Yesterday, at Teacher’s Convention in Calgary, I heard Alfie Kohn speak. Although I’ve read articles he has written I had never seen him in person. If you ever get the chance to attend one of his lectures don’t walk, run, to see him!
He is passionate about children and teachers. He wants to keep classroom tasks authentic and connected to students’ lives. He is anti-grades and anti-testing but he doesn’t just leave it at that. He supports teachers as knowledgeable professionals who know their students best. He asserts that the research says, and I’ve been at several assessment sessions that support this position, that before high school there is no need to give grades or tests. A case can be made for high school simply because that is how colleges still admit students: partially on the basis of their grades. However, before grade 9 it is more beneficial to students’ learning if they aren’t given grades but are provided with timely and specific feedback. Although we need to assess and evaluate children we don’t need to do it at the expense of learning; there are other tools we can use to determine what students know, have learned, and where they might need to go next.

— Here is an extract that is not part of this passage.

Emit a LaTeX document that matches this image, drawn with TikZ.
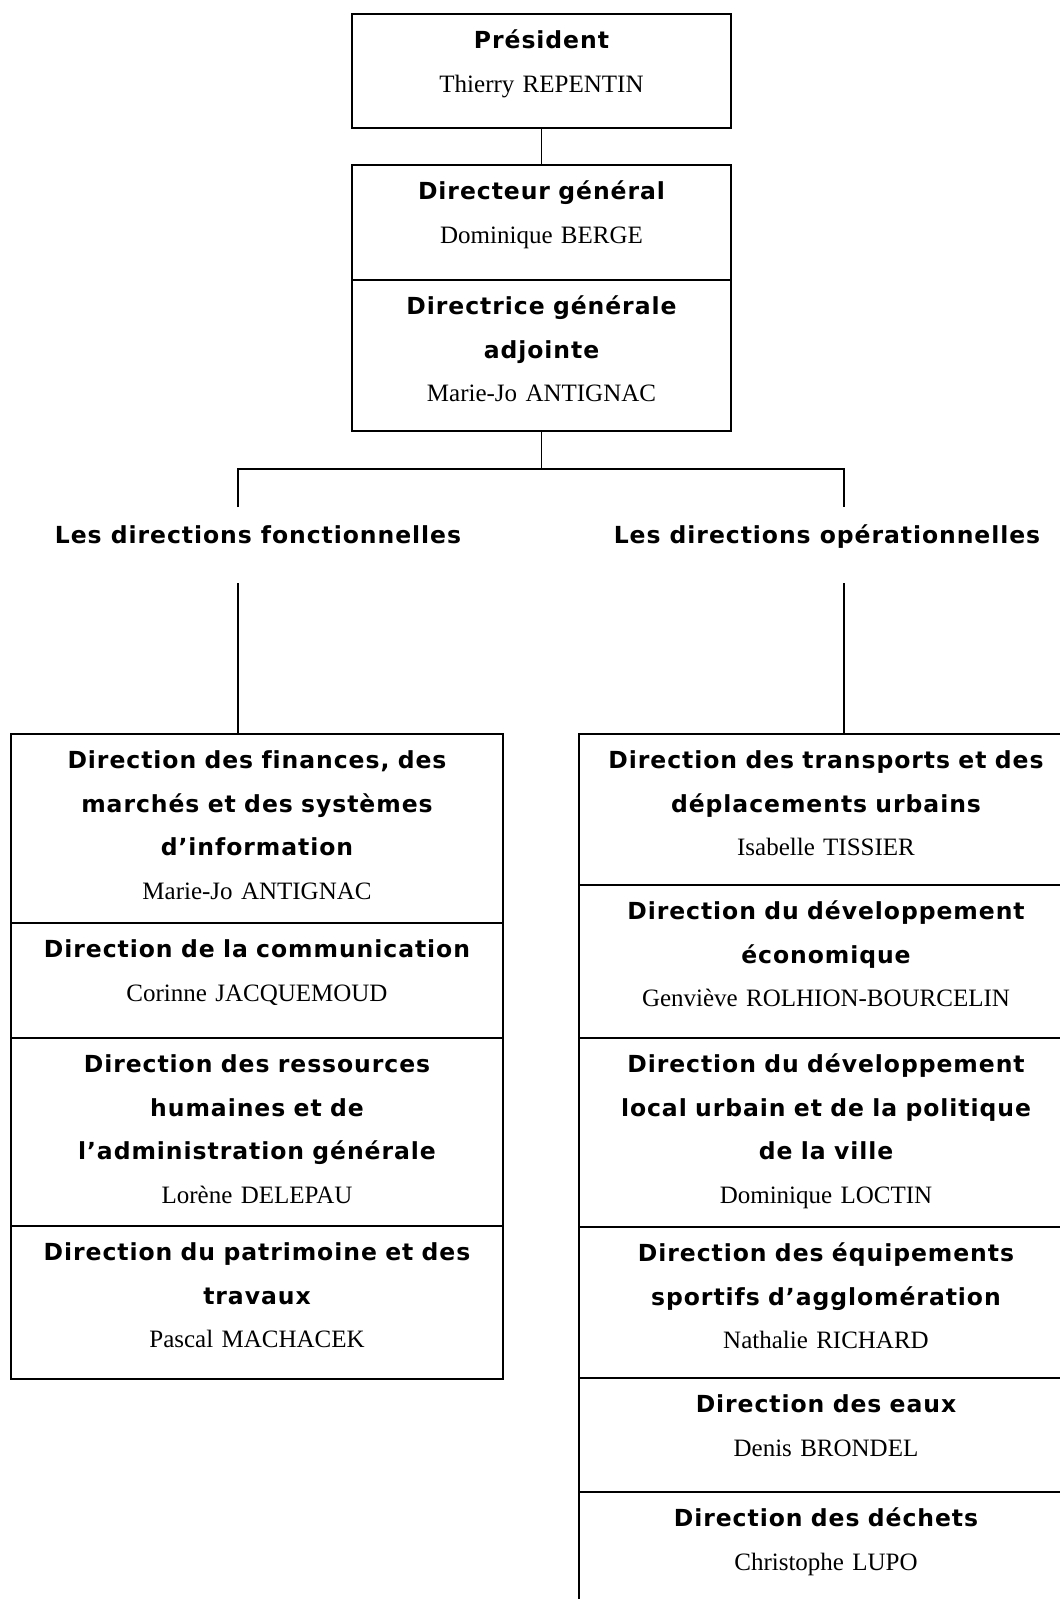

Kohn claims that the purpose of standardized testing, in the U.S. and Canada, is to control teachers and students. I couldn’t agree with him more. The threat of standardized tests looms over teachers and students like a heavy cloud. Since we know we have to administer these tests and that the scores are publicized we often end up teaching to the test. As a result, we end up compromising what is important and appropriate for children to learn based on their needs and interests at any given time.
I felt validated in what I do in my classroom and was one in an audience of over 1,000 people who stood up and gave him a standing ovation.